I am not by nature an early riser. I have been far more of a night owl than a morning lark in my sixty years on this planet. And yet, as a school teacher and father and dog owner (which also means dog-walker and dog-poop-picker-upper), I have been forced to become an early riser. But I like to look at sunrises. We are never guaranteed waking up alive in the morning. One day soon I anticipate waking up quite dead. But in the meantime, I am still looking at sunrises and collecting them. Proof that I still ain’t dead.
And I am trying hard this winter to think and write about other things than Donald Trump. As bad as he is to have to deal with, life goes on… at least, until it doesn’t. And each day I am older and wiser than I was the day before… at least by a day’s worth, if not more. Good things still happen even if they don’t happen as often as they used to… or as much as the bad things still happen.
I am watching more than one kind of sunrise. This statue was molded and fired in a kiln at school by my daughter, a rising sunshine of art talent. In fact, all my kids can draw… I wonder where that comes from?
My daughter sometimes draws weird cartoon characters like this boy with a band-aid on his nose riding on a dinosaur/dragon/thing with a laser eye and a mechanical right leg. That is about as goofy as it gets. And I wonder, too, where the heck does that come from?

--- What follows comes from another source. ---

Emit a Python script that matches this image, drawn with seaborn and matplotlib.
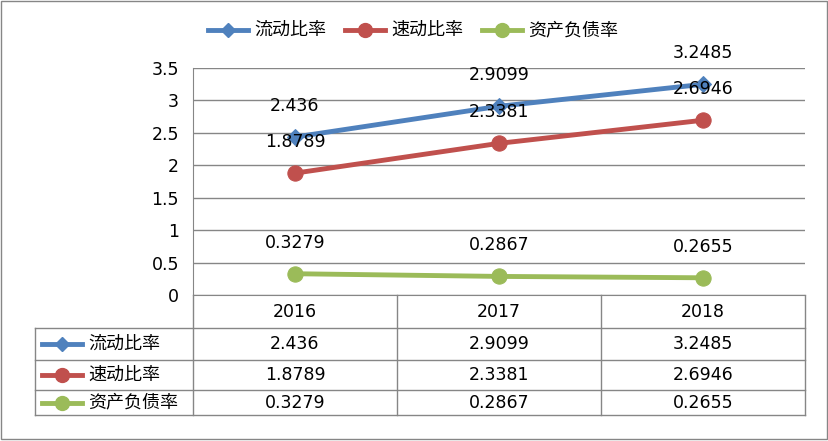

And you can stop shouting at the computer screen. I only pretend to be as thick as rock for comedic effect. In truth, only my head and my really old unwashed socks are that hard and dense and thought-resistant.
But I keep going while I can. There is still lots to do… novels to write… pictures to draw… dogs to walk and poop to pick up… being retired, even being forcibly retired for health reasons, is like a bag of Saturdays, with no real work responsibilities hanging over my head except for the ones I put there for myself.
And I keep on collecting sunrises, one after another… simply because I still can.